_REQUIREMENTS_: Transcribe the material in full. Nothing should differ except that the pictures are left out.

═════ DATA LINES ═════

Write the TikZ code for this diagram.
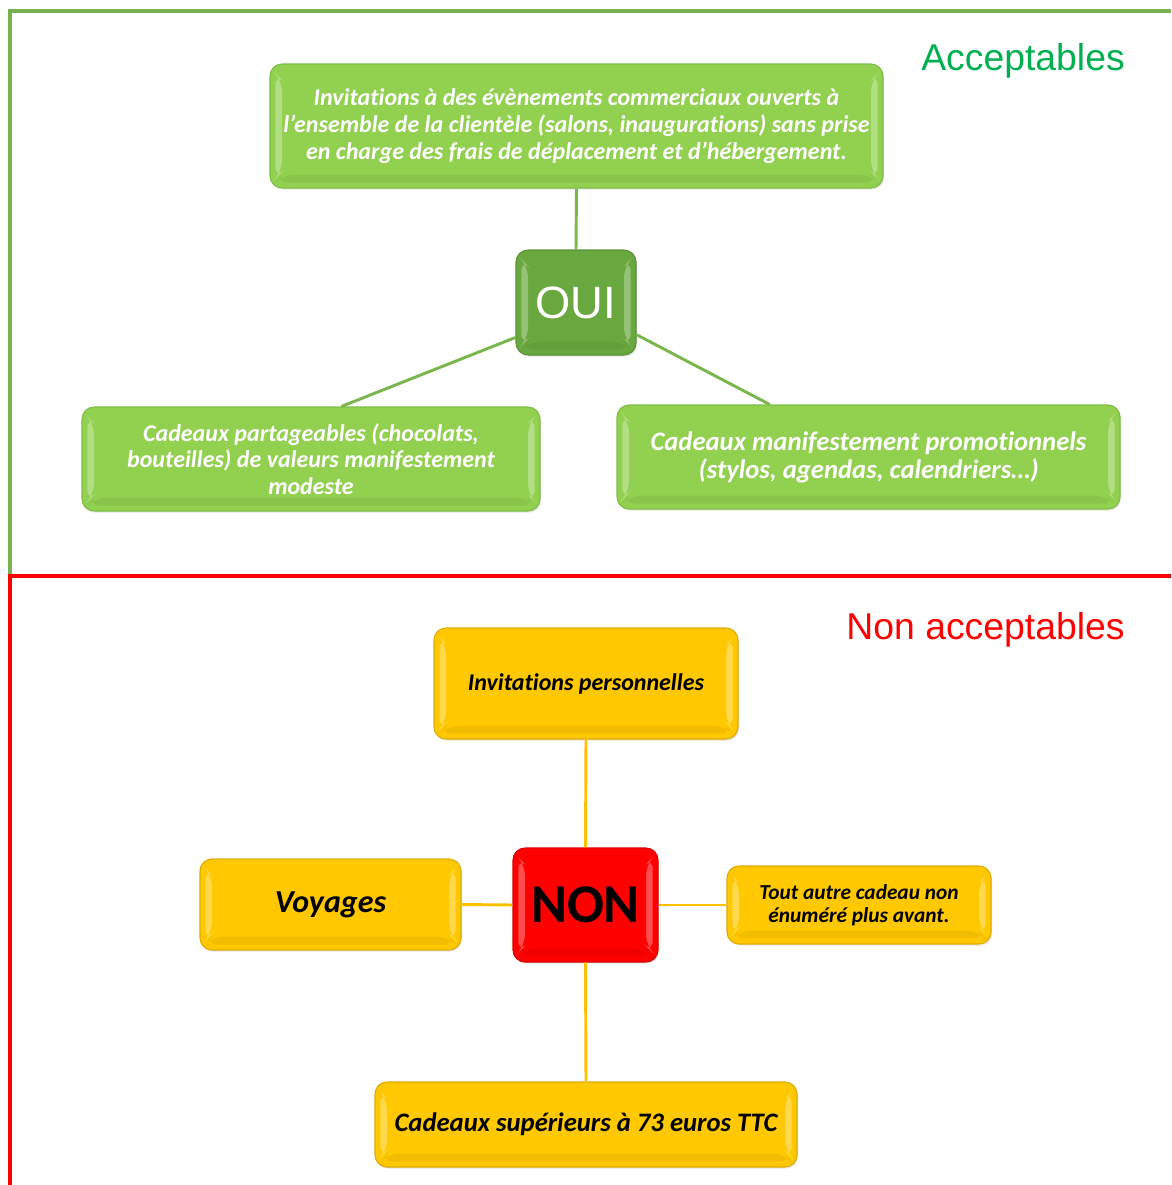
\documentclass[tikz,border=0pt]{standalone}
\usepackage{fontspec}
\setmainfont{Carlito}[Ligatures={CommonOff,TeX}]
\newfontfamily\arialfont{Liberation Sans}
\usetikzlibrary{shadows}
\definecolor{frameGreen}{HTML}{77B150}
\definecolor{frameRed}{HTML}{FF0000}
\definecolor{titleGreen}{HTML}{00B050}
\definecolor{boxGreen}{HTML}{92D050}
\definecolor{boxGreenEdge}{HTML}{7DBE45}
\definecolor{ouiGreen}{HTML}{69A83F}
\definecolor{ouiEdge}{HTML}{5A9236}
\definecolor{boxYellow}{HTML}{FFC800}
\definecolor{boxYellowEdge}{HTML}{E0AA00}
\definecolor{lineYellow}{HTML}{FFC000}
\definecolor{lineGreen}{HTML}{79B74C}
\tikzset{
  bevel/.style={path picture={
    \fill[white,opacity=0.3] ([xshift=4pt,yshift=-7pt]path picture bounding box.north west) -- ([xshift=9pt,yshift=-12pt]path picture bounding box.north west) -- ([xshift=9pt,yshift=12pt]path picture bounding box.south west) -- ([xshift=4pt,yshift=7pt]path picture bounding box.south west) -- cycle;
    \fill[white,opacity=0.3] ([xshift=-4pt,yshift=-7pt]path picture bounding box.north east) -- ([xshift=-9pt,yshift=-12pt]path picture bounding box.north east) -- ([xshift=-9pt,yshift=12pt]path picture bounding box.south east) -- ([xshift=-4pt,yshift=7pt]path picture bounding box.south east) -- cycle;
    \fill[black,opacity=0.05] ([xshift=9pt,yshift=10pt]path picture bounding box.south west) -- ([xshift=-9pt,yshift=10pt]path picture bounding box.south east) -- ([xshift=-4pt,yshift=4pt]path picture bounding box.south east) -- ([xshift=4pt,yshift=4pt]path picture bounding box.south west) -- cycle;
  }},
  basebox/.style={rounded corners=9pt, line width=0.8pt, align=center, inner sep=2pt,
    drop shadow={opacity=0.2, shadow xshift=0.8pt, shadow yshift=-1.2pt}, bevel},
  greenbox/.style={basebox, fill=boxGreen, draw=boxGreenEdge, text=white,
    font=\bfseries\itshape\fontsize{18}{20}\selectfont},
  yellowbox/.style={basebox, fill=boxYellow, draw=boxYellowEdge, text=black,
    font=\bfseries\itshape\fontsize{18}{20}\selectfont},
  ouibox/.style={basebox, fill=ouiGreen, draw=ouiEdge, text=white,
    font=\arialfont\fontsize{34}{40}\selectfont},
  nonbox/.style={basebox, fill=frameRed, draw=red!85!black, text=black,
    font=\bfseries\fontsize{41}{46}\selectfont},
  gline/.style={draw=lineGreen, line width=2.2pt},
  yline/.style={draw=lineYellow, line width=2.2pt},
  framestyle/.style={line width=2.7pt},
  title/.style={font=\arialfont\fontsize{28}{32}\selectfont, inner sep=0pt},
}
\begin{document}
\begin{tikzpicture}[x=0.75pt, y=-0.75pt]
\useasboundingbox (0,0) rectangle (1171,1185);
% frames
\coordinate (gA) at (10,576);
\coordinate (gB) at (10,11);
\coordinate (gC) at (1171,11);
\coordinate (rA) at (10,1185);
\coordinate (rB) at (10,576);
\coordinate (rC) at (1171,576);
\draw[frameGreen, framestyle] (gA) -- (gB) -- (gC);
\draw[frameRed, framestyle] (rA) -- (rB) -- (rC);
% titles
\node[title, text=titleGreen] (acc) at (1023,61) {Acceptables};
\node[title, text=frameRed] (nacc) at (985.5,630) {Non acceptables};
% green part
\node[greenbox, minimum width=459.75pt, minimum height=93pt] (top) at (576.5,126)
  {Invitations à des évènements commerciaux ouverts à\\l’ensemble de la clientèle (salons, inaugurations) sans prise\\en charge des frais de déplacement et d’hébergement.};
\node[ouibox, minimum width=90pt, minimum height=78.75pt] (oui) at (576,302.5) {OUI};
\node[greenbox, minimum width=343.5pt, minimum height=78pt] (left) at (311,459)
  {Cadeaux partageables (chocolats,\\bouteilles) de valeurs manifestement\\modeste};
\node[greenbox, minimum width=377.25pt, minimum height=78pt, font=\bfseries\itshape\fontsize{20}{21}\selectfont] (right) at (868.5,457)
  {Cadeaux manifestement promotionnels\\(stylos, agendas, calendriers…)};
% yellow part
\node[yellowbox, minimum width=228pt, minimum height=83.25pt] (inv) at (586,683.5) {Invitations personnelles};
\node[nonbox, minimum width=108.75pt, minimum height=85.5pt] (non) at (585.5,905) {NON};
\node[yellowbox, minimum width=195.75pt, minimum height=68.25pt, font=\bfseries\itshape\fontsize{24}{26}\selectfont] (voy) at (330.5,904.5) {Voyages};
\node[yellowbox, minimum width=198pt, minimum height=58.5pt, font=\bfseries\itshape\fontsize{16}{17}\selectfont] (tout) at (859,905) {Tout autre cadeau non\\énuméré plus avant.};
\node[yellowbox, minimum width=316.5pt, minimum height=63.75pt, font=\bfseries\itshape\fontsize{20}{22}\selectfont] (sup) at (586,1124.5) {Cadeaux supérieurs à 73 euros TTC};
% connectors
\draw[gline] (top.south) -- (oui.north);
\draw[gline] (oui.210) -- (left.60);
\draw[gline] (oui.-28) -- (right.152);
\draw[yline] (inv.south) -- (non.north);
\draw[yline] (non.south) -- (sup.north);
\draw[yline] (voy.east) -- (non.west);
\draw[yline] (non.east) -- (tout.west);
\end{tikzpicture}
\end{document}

═════

_TASK OUTPUT_:
Write the TikZ code for this diagram.
\documentclass[tikz,border=0pt]{standalone}
\usepackage{fontspec}
\setmainfont{Carlito}[Ligatures={CommonOff,TeX}]
\newfontfamily\arialfont{Liberation Sans}
\usetikzlibrary{shadows}
\definecolor{frameGreen}{HTML}{77B150}
\definecolor{frameRed}{HTML}{FF0000}
\definecolor{titleGreen}{HTML}{00B050}
\definecolor{boxGreen}{HTML}{92D050}
\definecolor{boxGreenEdge}{HTML}{7DBE45}
\definecolor{ouiGreen}{HTML}{69A83F}
\definecolor{ouiEdge}{HTML}{5A9236}
\definecolor{boxYellow}{HTML}{FFC800}
\definecolor{boxYellowEdge}{HTML}{E0AA00}
\definecolor{lineYellow}{HTML}{FFC000}
\definecolor{lineGreen}{HTML}{79B74C}
\tikzset{
  bevel/.style={path picture={
    \fill[white,opacity=0.3] ([xshift=4pt,yshift=-7pt]path picture bounding box.north west) -- ([xshift=9pt,yshift=-12pt]path picture bounding box.north west) -- ([xshift=9pt,yshift=12pt]path picture bounding box.south west) -- ([xshift=4pt,yshift=7pt]path picture bounding box.south west) -- cycle;
    \fill[white,opacity=0.3] ([xshift=-4pt,yshift=-7pt]path picture bounding box.north east) -- ([xshift=-9pt,yshift=-12pt]path picture bounding box.north east) -- ([xshift=-9pt,yshift=12pt]path picture bounding box.south east) -- ([xshift=-4pt,yshift=7pt]path picture bounding box.south east) -- cycle;
    \fill[black,opacity=0.05] ([xshift=9pt,yshift=10pt]path picture bounding box.south west) -- ([xshift=-9pt,yshift=10pt]path picture bounding box.south east) -- ([xshift=-4pt,yshift=4pt]path picture bounding box.south east) -- ([xshift=4pt,yshift=4pt]path picture bounding box.south west) -- cycle;
  }},
  basebox/.style={rounded corners=9pt, line width=0.8pt, align=center, inner sep=2pt,
    drop shadow={opacity=0.2, shadow xshift=0.8pt, shadow yshift=-1.2pt}, bevel},
  greenbox/.style={basebox, fill=boxGreen, draw=boxGreenEdge, text=white,
    font=\bfseries\itshape\fontsize{18}{20}\selectfont},
  yellowbox/.style={basebox, fill=boxYellow, draw=boxYellowEdge, text=black,
    font=\bfseries\itshape\fontsize{18}{20}\selectfont},
  ouibox/.style={basebox, fill=ouiGreen, draw=ouiEdge, text=white,
    font=\arialfont\fontsize{34}{40}\selectfont},
  nonbox/.style={basebox, fill=frameRed, draw=red!85!black, text=black,
    font=\bfseries\fontsize{41}{46}\selectfont},
  gline/.style={draw=lineGreen, line width=2.2pt},
  yline/.style={draw=lineYellow, line width=2.2pt},
  framestyle/.style={line width=2.7pt},
  title/.style={font=\arialfont\fontsize{28}{32}\selectfont, inner sep=0pt},
}
\begin{document}
\begin{tikzpicture}[x=0.75pt, y=-0.75pt]
\useasboundingbox (0,0) rectangle (1171,1185);
% frames
\coordinate (gA) at (10,576);
\coordinate (gB) at (10,11);
\coordinate (gC) at (1171,11);
\coordinate (rA) at (10,1185);
\coordinate (rB) at (10,576);
\coordinate (rC) at (1171,576);
\draw[frameGreen, framestyle] (gA) -- (gB) -- (gC);
\draw[frameRed, framestyle] (rA) -- (rB) -- (rC);
% titles
\node[title, text=titleGreen] (acc) at (1023,61) {Acceptables};
\node[title, text=frameRed] (nacc) at (985.5,630) {Non acceptables};
% green part
\node[greenbox, minimum width=459.75pt, minimum height=93pt] (top) at (576.5,126)
  {Invitations à des évènements commerciaux ouverts à\\l’ensemble de la clientèle (salons, inaugurations) sans prise\\en charge des frais de déplacement et d’hébergement.};
\node[ouibox, minimum width=90pt, minimum height=78.75pt] (oui) at (576,302.5) {OUI};
\node[greenbox, minimum width=343.5pt, minimum height=78pt] (left) at (311,459)
  {Cadeaux partageables (chocolats,\\bouteilles) de valeurs manifestement\\modeste};
\node[greenbox, minimum width=377.25pt, minimum height=78pt, font=\bfseries\itshape\fontsize{20}{21}\selectfont] (right) at (868.5,457)
  {Cadeaux manifestement promotionnels\\(stylos, agendas, calendriers…)};
% yellow part
\node[yellowbox, minimum width=228pt, minimum height=83.25pt] (inv) at (586,683.5) {Invitations personnelles};
\node[nonbox, minimum width=108.75pt, minimum height=85.5pt] (non) at (585.5,905) {NON};
\node[yellowbox, minimum width=195.75pt, minimum height=68.25pt, font=\bfseries\itshape\fontsize{24}{26}\selectfont] (voy) at (330.5,904.5) {Voyages};
\node[yellowbox, minimum width=198pt, minimum height=58.5pt, font=\bfseries\itshape\fontsize{16}{17}\selectfont] (tout) at (859,905) {Tout autre cadeau non\\énuméré plus avant.};
\node[yellowbox, minimum width=316.5pt, minimum height=63.75pt, font=\bfseries\itshape\fontsize{20}{22}\selectfont] (sup) at (586,1124.5) {Cadeaux supérieurs à 73 euros TTC};
% connectors
\draw[gline] (top.south) -- (oui.north);
\draw[gline] (oui.210) -- (left.60);
\draw[gline] (oui.-28) -- (right.152);
\draw[yline] (inv.south) -- (non.north);
\draw[yline] (non.south) -- (sup.north);
\draw[yline] (voy.east) -- (non.west);
\draw[yline] (non.east) -- (tout.west);
\end{tikzpicture}
\end{document}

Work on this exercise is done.